Jean-Baptiste Phou
Writer, artist
August-October 2026

- Literature
- San Francisco
“I am going to the United States to hear how other members of the Cambodian diaspora invent ways of living with wounds and silences in exile — and sometimes, of transcending them.”
I was born in Paris into a Sino-Cambodian family marked by exile, where the history and culture of my origins were barely transmitted. After a detour through finance, I chose art as a space to seek, understand, and tell stories. I began with theater, before expanding my practice to new forms: writing, sound works, installations, and film.
My research focuses on diasporic and queer identities, with particular attention to what is expressed through silences and ruptures. I am interested in how personal histories intersect with political and social issues, especially in contexts marked by genocide, trauma, or marginalization. I listen closely to voices that are rarely heard, to fragmented life paths. The question of intimacy — what shapes us despite ourselves, and chosen forms of kinship — runs as an undercurrent through all my work, regardless of form.
For several years, I have been working between France and Cambodia, paying attention to what circulates across generations, languages, and territories, and tracing a diaspora that continues to reinvent itself wherever it is found.
Jean-Baptiste Phou is a Franco-Cambodian writer, director, and artist. He has published Cambodge, me voici! and 80 mots du Cambodge (L’Asiathèque), as well as La Peau hors du placard (Seuil), translated into English as Coming Out of My Skin (Seagull Books); the latter was presented at the Musée du Quai Branly and adapted into a solo performance at the Institut français du Cambodge. His short film La Langue de ma mère won the Audience Award for documentary at the Vesoul Festival in 2023. He is the founder of Sâmleng, a platform dedicated to Cambodian voices in the arts.
After spending several years exploring, through my artistic practice, the suffering and legacies associated with the Cambodian genocide, I now wish to open a new cycle of research and writing focused on the question of healing.
My project at Villa Albertine will take the form of a collective book bringing together Cambodian voices from the diasporas — first in the United States, then in France and other regions. Through stories, essays, and open forms, it will explore paths of repair: how does one recover after war, exile, or displacement? What is passed on from these wounds, and what is chosen to be transformed?
The residency will allow me to begin this research in San Francisco, in collaboration with Professor Khatharya Um (Associate Dean at UC Berkeley), who will contribute to structuring the book and identifying contributors. I will also meet with Cambodian communities in the Bay Area to better understand the challenges they face and the ways they cope with them.
In parallel, I will conduct research on Anthony Veasna So, one of the most brilliant writers of his generation, whose collection Afterparties made a significant impact. He passed away suddenly in 2020 at the age of 28, leaving behind work that depicts, with humor and acuity, the life of Khmer-American communities and young generations in Northern California. I will visit the places that shaped his imagination to examine what he experienced, what he left behind, and to open a broader reflection on mental health in artistic trajectories.

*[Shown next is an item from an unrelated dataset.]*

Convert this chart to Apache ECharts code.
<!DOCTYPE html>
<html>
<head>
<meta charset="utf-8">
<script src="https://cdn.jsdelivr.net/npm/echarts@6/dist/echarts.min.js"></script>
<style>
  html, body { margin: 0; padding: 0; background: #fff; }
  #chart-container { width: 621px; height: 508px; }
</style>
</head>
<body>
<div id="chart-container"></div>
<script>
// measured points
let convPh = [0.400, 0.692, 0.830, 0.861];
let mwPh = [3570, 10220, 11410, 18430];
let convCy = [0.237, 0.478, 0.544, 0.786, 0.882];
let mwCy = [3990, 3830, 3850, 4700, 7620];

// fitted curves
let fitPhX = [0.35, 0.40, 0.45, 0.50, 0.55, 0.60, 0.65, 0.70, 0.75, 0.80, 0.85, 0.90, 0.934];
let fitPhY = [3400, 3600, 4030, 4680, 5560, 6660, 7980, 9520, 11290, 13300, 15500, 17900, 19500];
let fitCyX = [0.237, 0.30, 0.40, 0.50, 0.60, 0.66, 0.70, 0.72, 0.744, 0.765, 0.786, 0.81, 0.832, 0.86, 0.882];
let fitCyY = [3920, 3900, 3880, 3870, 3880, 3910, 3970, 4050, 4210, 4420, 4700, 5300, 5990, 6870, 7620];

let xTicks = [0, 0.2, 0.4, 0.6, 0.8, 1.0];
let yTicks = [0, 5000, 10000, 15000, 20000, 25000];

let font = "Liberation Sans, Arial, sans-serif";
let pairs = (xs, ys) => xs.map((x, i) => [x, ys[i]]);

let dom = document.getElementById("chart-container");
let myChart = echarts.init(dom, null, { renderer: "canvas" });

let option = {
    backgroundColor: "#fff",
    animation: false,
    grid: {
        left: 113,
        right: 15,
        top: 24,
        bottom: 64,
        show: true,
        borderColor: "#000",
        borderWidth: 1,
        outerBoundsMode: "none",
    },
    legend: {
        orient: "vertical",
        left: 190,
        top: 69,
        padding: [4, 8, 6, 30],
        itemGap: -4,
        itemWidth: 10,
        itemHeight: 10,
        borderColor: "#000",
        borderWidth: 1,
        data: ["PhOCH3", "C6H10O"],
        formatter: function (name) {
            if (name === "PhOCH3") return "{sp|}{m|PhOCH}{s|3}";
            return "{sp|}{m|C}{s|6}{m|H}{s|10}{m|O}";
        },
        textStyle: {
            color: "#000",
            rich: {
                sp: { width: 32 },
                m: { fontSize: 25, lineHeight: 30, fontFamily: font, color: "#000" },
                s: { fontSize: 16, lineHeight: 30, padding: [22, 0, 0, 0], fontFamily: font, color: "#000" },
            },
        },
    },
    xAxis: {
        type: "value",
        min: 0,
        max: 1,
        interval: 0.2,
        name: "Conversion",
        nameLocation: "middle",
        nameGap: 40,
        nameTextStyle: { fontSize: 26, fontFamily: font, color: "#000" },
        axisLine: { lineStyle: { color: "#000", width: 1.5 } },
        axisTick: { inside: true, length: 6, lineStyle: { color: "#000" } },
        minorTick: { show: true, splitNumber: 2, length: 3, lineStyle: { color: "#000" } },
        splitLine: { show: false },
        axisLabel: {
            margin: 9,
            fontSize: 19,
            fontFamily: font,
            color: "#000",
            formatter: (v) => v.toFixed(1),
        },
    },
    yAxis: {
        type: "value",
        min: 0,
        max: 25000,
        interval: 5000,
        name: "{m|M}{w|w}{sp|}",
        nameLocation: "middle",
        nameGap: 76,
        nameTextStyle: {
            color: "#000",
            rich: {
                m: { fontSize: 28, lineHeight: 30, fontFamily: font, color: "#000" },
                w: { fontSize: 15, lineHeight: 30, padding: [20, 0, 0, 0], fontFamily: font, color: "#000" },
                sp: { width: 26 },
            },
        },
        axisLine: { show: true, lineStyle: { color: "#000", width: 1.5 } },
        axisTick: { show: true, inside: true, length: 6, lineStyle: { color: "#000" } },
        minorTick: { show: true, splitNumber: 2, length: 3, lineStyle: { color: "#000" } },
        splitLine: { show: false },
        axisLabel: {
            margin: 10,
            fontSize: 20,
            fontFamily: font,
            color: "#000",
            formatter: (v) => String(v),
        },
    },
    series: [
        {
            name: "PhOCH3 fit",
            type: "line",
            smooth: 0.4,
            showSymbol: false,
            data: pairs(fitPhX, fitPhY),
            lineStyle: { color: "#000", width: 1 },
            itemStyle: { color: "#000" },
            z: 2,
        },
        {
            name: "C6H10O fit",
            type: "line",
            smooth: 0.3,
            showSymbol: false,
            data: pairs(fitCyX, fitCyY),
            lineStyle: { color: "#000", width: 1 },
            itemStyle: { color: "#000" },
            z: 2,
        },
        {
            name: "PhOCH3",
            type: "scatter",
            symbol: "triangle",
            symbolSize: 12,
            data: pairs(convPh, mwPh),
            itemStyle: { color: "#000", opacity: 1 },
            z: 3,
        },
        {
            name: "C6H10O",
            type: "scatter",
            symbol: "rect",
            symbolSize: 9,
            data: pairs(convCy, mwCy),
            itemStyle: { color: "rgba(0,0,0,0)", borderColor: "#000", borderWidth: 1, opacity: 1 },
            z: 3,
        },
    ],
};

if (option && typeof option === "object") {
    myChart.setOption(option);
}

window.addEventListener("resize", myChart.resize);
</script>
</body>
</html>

The materials gathered during this residency — through narratives, encounters, and field observations — will feed into a writing project on care, transmission, and diasporic reinvention.
The United States is now home to the largest Cambodian diaspora outside Southeast Asia, with many communities formed by post-1975 exile, spread across the country.

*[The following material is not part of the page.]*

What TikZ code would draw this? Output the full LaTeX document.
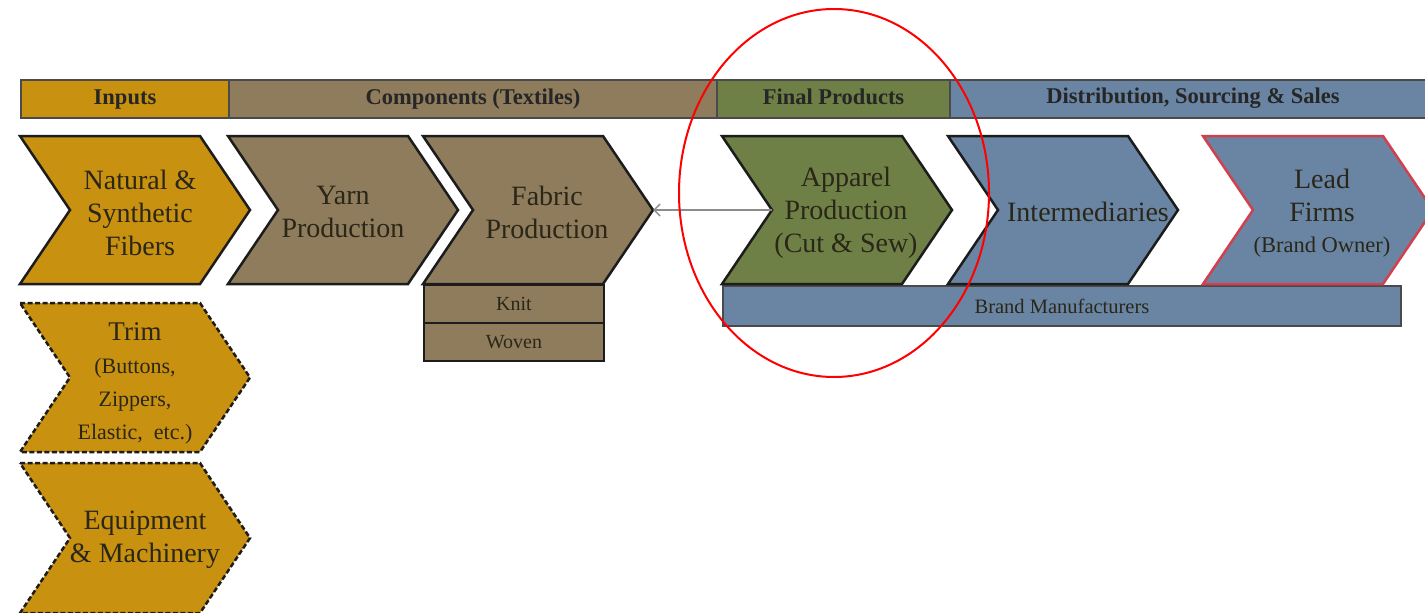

The San Francisco Bay Area, in particular, interests me as a place where strong social, intellectual, and cultural dynamics intersect: one of the oldest and largest Khmer diasporas, marked both by experiences of precarity and by the emergence of elites, distinctive artistic voices, and community solidarities. I aim to explore forms of individual and collective reconstruction through visits to organizations such as CERI in Oakland, APSARA in Stockton, or CARA in San José, and through exchanges with local figures of the Khmer community.

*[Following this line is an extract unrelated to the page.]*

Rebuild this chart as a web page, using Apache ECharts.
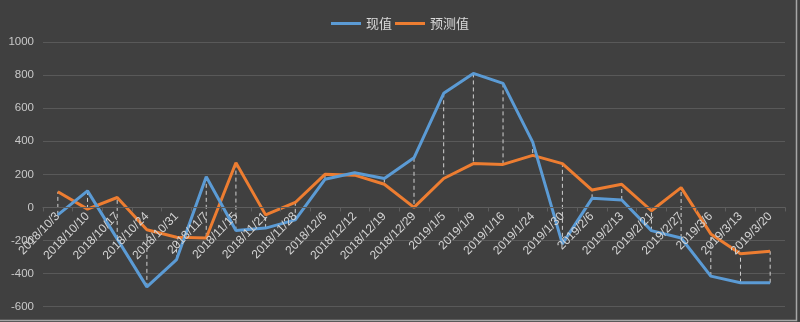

The residency will also allow me to engage with researchers and students at UC Berkeley, a pioneering campus in Asian American studies, and to immerse myself in a dense, committed intellectual ecosystem.
This territory is also that of Anthony Veasna So, a queer Cambodian-American writer born in Stockton, educated at Stanford, based in San Francisco, and who worked in Oakland. Retracing his steps, walking through the places he inhabited and described, is for me an attempt to enter into a dialogue with him — as one would seek a brother never met.